» STATED GOAL: Without the pictures, return all of the material exactly as written.

::::

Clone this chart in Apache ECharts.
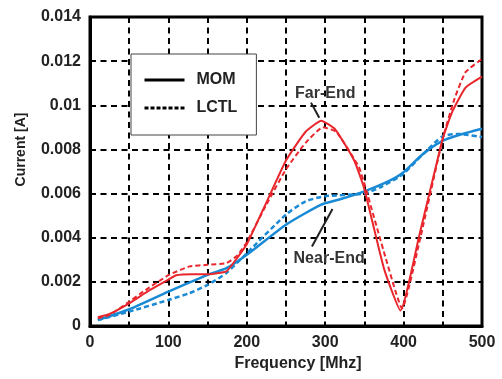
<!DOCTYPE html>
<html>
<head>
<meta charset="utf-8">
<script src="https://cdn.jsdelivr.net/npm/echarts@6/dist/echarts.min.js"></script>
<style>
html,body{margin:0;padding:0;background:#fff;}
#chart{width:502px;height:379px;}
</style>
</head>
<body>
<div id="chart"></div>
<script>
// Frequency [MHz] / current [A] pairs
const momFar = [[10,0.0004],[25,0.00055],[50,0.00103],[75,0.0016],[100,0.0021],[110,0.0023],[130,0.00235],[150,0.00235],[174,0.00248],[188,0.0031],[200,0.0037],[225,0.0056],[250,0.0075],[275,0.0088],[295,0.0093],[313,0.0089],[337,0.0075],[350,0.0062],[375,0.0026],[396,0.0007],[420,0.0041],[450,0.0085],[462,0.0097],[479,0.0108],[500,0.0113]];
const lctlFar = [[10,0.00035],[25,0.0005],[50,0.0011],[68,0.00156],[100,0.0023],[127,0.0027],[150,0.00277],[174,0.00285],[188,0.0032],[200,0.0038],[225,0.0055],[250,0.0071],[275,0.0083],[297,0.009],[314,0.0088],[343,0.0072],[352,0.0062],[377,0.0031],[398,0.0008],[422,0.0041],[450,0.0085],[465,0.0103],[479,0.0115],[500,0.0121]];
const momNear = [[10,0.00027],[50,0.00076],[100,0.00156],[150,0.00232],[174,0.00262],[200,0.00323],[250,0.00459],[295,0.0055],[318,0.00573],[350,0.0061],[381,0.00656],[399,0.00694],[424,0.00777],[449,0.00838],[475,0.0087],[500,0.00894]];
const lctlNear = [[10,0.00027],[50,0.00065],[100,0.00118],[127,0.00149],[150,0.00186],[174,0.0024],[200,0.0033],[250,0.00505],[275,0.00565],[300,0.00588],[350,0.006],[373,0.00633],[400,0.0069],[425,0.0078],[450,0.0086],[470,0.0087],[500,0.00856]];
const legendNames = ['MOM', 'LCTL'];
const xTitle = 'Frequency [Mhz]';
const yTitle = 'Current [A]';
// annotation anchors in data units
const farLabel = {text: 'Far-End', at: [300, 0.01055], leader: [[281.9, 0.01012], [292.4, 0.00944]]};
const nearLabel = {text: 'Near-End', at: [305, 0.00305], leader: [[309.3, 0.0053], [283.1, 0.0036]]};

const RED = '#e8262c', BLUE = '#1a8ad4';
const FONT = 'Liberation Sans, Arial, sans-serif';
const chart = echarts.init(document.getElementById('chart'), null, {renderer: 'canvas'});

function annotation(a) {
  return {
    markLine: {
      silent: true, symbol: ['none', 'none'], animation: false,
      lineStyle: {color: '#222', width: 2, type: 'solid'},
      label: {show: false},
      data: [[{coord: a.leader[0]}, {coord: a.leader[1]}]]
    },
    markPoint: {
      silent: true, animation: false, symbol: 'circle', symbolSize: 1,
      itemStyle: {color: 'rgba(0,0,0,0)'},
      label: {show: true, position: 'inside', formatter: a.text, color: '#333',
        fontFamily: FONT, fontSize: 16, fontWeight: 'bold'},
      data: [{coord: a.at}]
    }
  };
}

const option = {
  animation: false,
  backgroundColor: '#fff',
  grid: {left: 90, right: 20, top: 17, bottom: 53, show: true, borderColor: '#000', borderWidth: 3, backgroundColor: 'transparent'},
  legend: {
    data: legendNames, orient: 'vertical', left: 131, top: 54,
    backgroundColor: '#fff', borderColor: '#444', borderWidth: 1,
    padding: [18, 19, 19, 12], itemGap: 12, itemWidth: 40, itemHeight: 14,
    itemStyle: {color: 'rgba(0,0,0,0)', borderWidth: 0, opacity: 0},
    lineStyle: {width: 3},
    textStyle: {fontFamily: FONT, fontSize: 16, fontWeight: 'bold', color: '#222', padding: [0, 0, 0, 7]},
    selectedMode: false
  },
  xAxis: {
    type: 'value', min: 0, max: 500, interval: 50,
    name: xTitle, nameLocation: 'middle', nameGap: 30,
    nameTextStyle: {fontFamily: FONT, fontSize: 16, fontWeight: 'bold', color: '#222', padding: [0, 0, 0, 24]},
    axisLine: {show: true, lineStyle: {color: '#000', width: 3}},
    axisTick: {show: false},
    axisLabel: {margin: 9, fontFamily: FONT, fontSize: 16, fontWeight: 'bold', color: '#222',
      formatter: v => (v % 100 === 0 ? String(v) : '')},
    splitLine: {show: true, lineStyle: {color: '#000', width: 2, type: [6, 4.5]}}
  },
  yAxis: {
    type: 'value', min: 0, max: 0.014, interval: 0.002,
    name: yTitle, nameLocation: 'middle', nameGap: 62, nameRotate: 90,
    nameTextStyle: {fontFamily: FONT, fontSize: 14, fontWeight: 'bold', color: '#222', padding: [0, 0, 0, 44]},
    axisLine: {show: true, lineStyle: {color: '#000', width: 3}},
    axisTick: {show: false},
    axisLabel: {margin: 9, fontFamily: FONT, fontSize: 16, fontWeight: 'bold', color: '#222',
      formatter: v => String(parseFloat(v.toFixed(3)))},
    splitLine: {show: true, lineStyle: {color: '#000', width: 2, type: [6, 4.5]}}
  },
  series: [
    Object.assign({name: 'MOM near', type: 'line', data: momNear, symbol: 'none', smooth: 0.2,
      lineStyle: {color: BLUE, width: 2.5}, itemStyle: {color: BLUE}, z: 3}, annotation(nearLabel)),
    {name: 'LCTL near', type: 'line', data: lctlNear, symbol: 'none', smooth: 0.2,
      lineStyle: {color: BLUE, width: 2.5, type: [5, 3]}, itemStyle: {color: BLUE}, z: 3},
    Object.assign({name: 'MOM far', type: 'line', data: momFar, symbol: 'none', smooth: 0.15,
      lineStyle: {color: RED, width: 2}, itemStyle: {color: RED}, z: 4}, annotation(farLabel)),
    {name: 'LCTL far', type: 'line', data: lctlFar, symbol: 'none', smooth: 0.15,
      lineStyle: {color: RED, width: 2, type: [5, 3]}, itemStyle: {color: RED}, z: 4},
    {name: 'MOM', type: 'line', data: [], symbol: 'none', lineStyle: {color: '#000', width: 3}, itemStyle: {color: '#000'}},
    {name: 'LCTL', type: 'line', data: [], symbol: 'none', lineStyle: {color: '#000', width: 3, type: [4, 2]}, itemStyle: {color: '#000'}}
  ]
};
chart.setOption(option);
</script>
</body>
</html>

::::

» SOLUTION TO THIS TASK:
Clone this chart in Apache ECharts.
<!DOCTYPE html>
<html>
<head>
<meta charset="utf-8">
<script src="https://cdn.jsdelivr.net/npm/echarts@6/dist/echarts.min.js"></script>
<style>
html,body{margin:0;padding:0;background:#fff;}
#chart{width:502px;height:379px;}
</style>
</head>
<body>
<div id="chart"></div>
<script>
// Frequency [MHz] / current [A] pairs
const momFar = [[10,0.0004],[25,0.00055],[50,0.00103],[75,0.0016],[100,0.0021],[110,0.0023],[130,0.00235],[150,0.00235],[174,0.00248],[188,0.0031],[200,0.0037],[225,0.0056],[250,0.0075],[275,0.0088],[295,0.0093],[313,0.0089],[337,0.0075],[350,0.0062],[375,0.0026],[396,0.0007],[420,0.0041],[450,0.0085],[462,0.0097],[479,0.0108],[500,0.0113]];
const lctlFar = [[10,0.00035],[25,0.0005],[50,0.0011],[68,0.00156],[100,0.0023],[127,0.0027],[150,0.00277],[174,0.00285],[188,0.0032],[200,0.0038],[225,0.0055],[250,0.0071],[275,0.0083],[297,0.009],[314,0.0088],[343,0.0072],[352,0.0062],[377,0.0031],[398,0.0008],[422,0.0041],[450,0.0085],[465,0.0103],[479,0.0115],[500,0.0121]];
const momNear = [[10,0.00027],[50,0.00076],[100,0.00156],[150,0.00232],[174,0.00262],[200,0.00323],[250,0.00459],[295,0.0055],[318,0.00573],[350,0.0061],[381,0.00656],[399,0.00694],[424,0.00777],[449,0.00838],[475,0.0087],[500,0.00894]];
const lctlNear = [[10,0.00027],[50,0.00065],[100,0.00118],[127,0.00149],[150,0.00186],[174,0.0024],[200,0.0033],[250,0.00505],[275,0.00565],[300,0.00588],[350,0.006],[373,0.00633],[400,0.0069],[425,0.0078],[450,0.0086],[470,0.0087],[500,0.00856]];
const legendNames = ['MOM', 'LCTL'];
const xTitle = 'Frequency [Mhz]';
const yTitle = 'Current [A]';
// annotation anchors in data units
const farLabel = {text: 'Far-End', at: [300, 0.01055], leader: [[281.9, 0.01012], [292.4, 0.00944]]};
const nearLabel = {text: 'Near-End', at: [305, 0.00305], leader: [[309.3, 0.0053], [283.1, 0.0036]]};

const RED = '#e8262c', BLUE = '#1a8ad4';
const FONT = 'Liberation Sans, Arial, sans-serif';
const chart = echarts.init(document.getElementById('chart'), null, {renderer: 'canvas'});

function annotation(a) {
  return {
    markLine: {
      silent: true, symbol: ['none', 'none'], animation: false,
      lineStyle: {color: '#222', width: 2, type: 'solid'},
      label: {show: false},
      data: [[{coord: a.leader[0]}, {coord: a.leader[1]}]]
    },
    markPoint: {
      silent: true, animation: false, symbol: 'circle', symbolSize: 1,
      itemStyle: {color: 'rgba(0,0,0,0)'},
      label: {show: true, position: 'inside', formatter: a.text, color: '#333',
        fontFamily: FONT, fontSize: 16, fontWeight: 'bold'},
      data: [{coord: a.at}]
    }
  };
}

const option = {
  animation: false,
  backgroundColor: '#fff',
  grid: {left: 90, right: 20, top: 17, bottom: 53, show: true, borderColor: '#000', borderWidth: 3, backgroundColor: 'transparent'},
  legend: {
    data: legendNames, orient: 'vertical', left: 131, top: 54,
    backgroundColor: '#fff', borderColor: '#444', borderWidth: 1,
    padding: [18, 19, 19, 12], itemGap: 12, itemWidth: 40, itemHeight: 14,
    itemStyle: {color: 'rgba(0,0,0,0)', borderWidth: 0, opacity: 0},
    lineStyle: {width: 3},
    textStyle: {fontFamily: FONT, fontSize: 16, fontWeight: 'bold', color: '#222', padding: [0, 0, 0, 7]},
    selectedMode: false
  },
  xAxis: {
    type: 'value', min: 0, max: 500, interval: 50,
    name: xTitle, nameLocation: 'middle', nameGap: 30,
    nameTextStyle: {fontFamily: FONT, fontSize: 16, fontWeight: 'bold', color: '#222', padding: [0, 0, 0, 24]},
    axisLine: {show: true, lineStyle: {color: '#000', width: 3}},
    axisTick: {show: false},
    axisLabel: {margin: 9, fontFamily: FONT, fontSize: 16, fontWeight: 'bold', color: '#222',
      formatter: v => (v % 100 === 0 ? String(v) : '')},
    splitLine: {show: true, lineStyle: {color: '#000', width: 2, type: [6, 4.5]}}
  },
  yAxis: {
    type: 'value', min: 0, max: 0.014, interval: 0.002,
    name: yTitle, nameLocation: 'middle', nameGap: 62, nameRotate: 90,
    nameTextStyle: {fontFamily: FONT, fontSize: 14, fontWeight: 'bold', color: '#222', padding: [0, 0, 0, 44]},
    axisLine: {show: true, lineStyle: {color: '#000', width: 3}},
    axisTick: {show: false},
    axisLabel: {margin: 9, fontFamily: FONT, fontSize: 16, fontWeight: 'bold', color: '#222',
      formatter: v => String(parseFloat(v.toFixed(3)))},
    splitLine: {show: true, lineStyle: {color: '#000', width: 2, type: [6, 4.5]}}
  },
  series: [
    Object.assign({name: 'MOM near', type: 'line', data: momNear, symbol: 'none', smooth: 0.2,
      lineStyle: {color: BLUE, width: 2.5}, itemStyle: {color: BLUE}, z: 3}, annotation(nearLabel)),
    {name: 'LCTL near', type: 'line', data: lctlNear, symbol: 'none', smooth: 0.2,
      lineStyle: {color: BLUE, width: 2.5, type: [5, 3]}, itemStyle: {color: BLUE}, z: 3},
    Object.assign({name: 'MOM far', type: 'line', data: momFar, symbol: 'none', smooth: 0.15,
      lineStyle: {color: RED, width: 2}, itemStyle: {color: RED}, z: 4}, annotation(farLabel)),
    {name: 'LCTL far', type: 'line', data: lctlFar, symbol: 'none', smooth: 0.15,
      lineStyle: {color: RED, width: 2, type: [5, 3]}, itemStyle: {color: RED}, z: 4},
    {name: 'MOM', type: 'line', data: [], symbol: 'none', lineStyle: {color: '#000', width: 3}, itemStyle: {color: '#000'}},
    {name: 'LCTL', type: 'line', data: [], symbol: 'none', lineStyle: {color: '#000', width: 3, type: [4, 2]}, itemStyle: {color: '#000'}}
  ]
};
chart.setOption(option);
</script>
</body>
</html>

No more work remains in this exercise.